EXERCISE
Count how many lines below include the string "matplotlib", and give that number without anything else.

** Start **

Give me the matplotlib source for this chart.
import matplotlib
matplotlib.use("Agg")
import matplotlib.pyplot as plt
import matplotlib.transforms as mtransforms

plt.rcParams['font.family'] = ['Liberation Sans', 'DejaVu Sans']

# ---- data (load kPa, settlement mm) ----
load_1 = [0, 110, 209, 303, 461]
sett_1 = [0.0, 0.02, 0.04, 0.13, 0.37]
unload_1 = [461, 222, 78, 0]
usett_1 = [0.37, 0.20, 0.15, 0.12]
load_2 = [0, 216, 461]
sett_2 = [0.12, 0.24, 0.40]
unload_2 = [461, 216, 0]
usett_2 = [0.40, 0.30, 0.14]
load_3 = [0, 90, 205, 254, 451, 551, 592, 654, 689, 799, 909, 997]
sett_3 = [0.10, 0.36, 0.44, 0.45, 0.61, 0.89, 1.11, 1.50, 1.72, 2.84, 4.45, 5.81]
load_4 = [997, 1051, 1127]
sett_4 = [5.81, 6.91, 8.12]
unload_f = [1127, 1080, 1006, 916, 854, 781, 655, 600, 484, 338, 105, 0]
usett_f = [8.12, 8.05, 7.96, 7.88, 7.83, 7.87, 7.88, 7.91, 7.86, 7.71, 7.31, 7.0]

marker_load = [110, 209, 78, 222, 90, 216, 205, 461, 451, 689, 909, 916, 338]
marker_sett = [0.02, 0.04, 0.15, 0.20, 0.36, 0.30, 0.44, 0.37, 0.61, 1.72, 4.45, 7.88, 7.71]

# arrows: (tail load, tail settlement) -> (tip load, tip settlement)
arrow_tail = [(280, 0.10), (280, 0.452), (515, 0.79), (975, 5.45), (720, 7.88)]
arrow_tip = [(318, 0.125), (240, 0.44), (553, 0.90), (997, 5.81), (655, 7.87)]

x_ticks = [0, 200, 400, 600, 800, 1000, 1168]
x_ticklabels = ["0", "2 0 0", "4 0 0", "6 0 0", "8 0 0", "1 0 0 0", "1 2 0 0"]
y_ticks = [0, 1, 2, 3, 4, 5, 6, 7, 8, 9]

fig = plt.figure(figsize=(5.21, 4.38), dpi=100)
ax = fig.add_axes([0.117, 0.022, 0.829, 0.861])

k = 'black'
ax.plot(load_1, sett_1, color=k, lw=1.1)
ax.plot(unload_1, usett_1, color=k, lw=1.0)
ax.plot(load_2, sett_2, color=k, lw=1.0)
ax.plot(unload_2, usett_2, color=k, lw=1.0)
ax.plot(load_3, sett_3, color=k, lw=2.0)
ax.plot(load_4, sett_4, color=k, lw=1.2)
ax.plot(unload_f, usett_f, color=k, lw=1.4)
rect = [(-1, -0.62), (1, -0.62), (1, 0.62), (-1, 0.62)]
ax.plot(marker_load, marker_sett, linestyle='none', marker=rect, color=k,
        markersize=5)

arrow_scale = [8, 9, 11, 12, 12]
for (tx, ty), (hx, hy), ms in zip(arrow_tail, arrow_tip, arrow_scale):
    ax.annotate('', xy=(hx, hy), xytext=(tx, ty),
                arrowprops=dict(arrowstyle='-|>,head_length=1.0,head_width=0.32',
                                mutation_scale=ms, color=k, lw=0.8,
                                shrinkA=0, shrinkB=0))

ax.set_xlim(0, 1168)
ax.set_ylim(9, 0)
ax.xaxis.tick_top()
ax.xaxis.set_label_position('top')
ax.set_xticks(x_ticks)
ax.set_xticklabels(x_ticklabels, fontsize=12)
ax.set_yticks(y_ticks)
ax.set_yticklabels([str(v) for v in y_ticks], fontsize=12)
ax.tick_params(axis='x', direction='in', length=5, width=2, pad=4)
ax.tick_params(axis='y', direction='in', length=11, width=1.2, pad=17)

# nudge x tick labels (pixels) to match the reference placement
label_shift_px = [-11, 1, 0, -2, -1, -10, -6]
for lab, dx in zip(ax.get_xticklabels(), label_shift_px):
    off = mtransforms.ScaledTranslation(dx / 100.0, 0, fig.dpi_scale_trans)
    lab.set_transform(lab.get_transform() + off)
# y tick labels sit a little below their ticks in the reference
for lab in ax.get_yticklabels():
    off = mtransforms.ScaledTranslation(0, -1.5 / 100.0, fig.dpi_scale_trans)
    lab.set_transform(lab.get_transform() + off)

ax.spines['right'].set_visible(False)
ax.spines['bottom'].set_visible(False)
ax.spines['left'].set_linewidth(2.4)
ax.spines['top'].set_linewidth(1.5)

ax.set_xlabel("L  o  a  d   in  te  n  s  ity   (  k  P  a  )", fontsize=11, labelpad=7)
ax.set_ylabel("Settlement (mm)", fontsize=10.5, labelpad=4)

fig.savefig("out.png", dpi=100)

** End **

RESPONSE TO THE TASK
5